Mr. Nguyễn Hoàng Dương, Vice Chairman of the State Securities Commission, said the AGM is the clearest arena to demonstrate transparency of information, the quality of explanations by the board, the culture of dialogue with shareholders, and the ability to convey the company’s long-term vision and commitments to sustainable development.
Under the Enterprise Law, AGM documents must be published 21 days in advance. However, Le Trung Hai, Deputy Head of the Public Company Supervisory Division at the State Securities Commission, said that in practice many firms still have shortcomings, including attached documents that are sparse.
With patchy and incomplete information, companies then issue amendments or supplements near the meeting date. Mr. Hai emphasized that companies need to change this attitude, saying that providing materials should ensure enough time for shareholders to study the contents—not merely to meet formal requirements.
In the recent period, many regulations related to corporate governance have been amended. One notable point in the amended Enterprise Law is the addition of the concept of “beneficial owner,” which helps identify the real controlling individuals in ownership structures and increases transparency in governance.

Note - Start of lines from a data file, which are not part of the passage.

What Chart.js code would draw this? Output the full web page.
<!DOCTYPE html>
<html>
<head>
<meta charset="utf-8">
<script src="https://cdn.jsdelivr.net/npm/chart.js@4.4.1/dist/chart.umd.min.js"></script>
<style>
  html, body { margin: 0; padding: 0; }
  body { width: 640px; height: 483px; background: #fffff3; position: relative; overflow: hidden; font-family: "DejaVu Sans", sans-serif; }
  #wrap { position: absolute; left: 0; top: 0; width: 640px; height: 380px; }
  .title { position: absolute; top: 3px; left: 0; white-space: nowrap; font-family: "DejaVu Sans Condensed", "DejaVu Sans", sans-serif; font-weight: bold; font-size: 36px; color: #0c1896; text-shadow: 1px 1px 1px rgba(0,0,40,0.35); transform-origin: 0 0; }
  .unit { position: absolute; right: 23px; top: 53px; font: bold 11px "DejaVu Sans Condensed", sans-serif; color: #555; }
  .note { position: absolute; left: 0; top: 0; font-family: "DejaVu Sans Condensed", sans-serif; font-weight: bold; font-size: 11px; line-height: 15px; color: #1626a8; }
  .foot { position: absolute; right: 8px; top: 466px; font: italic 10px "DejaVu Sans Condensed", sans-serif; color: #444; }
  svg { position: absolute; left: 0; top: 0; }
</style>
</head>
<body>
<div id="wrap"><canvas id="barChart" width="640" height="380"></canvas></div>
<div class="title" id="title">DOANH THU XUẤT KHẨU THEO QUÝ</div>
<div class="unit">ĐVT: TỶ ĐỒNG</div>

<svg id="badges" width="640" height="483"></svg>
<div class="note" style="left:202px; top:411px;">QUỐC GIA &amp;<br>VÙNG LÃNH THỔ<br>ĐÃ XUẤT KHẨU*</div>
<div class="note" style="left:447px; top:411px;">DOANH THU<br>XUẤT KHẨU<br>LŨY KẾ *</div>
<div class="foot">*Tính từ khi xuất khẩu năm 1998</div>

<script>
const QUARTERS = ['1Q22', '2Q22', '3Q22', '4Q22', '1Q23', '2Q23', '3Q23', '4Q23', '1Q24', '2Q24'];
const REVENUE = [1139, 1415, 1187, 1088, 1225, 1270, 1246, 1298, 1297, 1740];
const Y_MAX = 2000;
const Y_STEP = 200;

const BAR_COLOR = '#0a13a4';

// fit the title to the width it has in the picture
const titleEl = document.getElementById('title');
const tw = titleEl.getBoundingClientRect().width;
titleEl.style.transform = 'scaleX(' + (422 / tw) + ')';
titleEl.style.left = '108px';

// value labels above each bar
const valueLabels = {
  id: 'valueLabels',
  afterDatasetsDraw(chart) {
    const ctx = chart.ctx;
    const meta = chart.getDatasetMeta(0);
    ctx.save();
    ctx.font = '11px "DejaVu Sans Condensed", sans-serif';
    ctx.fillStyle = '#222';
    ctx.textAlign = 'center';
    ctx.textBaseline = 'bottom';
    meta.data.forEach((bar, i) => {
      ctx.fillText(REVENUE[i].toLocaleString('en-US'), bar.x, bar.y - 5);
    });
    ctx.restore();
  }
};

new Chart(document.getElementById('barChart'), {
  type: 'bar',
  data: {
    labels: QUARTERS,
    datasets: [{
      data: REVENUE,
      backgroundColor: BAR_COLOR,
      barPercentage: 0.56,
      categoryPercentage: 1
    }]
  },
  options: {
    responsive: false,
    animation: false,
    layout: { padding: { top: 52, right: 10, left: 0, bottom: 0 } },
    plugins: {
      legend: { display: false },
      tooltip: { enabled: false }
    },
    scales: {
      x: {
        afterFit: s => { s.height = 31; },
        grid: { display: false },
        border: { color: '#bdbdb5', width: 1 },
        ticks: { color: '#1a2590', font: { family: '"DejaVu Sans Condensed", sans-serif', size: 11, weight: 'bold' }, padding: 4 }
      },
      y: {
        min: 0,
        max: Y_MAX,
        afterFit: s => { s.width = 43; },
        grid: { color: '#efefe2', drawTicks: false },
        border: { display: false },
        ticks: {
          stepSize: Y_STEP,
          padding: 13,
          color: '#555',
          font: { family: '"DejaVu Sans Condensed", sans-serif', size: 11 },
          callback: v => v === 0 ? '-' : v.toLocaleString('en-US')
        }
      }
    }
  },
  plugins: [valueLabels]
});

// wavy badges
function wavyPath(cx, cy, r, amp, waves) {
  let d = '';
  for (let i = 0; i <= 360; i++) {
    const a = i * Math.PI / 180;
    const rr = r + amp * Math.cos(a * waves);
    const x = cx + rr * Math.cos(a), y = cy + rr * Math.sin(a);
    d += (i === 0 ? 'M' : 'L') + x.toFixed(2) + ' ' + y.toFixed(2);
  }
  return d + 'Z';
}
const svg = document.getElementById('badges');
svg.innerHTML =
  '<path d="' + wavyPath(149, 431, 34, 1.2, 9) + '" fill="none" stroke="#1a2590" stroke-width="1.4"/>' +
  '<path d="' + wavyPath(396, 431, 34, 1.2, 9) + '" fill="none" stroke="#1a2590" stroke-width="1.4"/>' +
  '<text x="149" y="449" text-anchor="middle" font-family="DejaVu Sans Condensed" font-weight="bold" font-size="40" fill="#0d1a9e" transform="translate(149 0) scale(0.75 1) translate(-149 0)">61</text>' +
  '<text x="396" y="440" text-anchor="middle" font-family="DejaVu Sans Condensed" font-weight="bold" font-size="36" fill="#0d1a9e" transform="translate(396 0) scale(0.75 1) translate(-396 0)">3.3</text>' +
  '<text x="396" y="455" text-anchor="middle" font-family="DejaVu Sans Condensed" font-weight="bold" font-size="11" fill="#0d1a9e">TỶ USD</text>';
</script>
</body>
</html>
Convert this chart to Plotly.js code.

The new rules also require companies to store and update information on beneficial owners to support regulators in overseeing ownership structures and reducing governance risks.
In addition, the regulations tighten disclosure of stated capital and emphasize the personal responsibility of the legal representative when actions cause harm to the enterprise.
Another notable requirement is that the board of directors pay dividends according to resolutions passed by the AGM, aimed at protecting shareholders’ legal rights and reducing delays or failures to pay dividends.
Mr. Phan Le Thanh Long, CEO of the Vietnam Institute of Board Members (VIOD), said that in developed markets investors typically assess multiple factors during AGM sessions, including information transparency, the board’s accountability, shareholders’ rights to participate and vote, and the quality of dialogue between the company and investors.
This year, the AGM season is expected to be active from late March to late April, with a number of companies already announcing meetings within this period.
Nguyen Tien Dung, Deputy CEO of the Vietnam Securities Exchange, said that as the capital market moves closer to upgrading, the AGM is no longer only a legal formality. He described it as a “measuring stick” of governance capability and a forum for dialogue between the board and shareholders, where enterprises demonstrate transparency, accountability, and long-term strategic vision.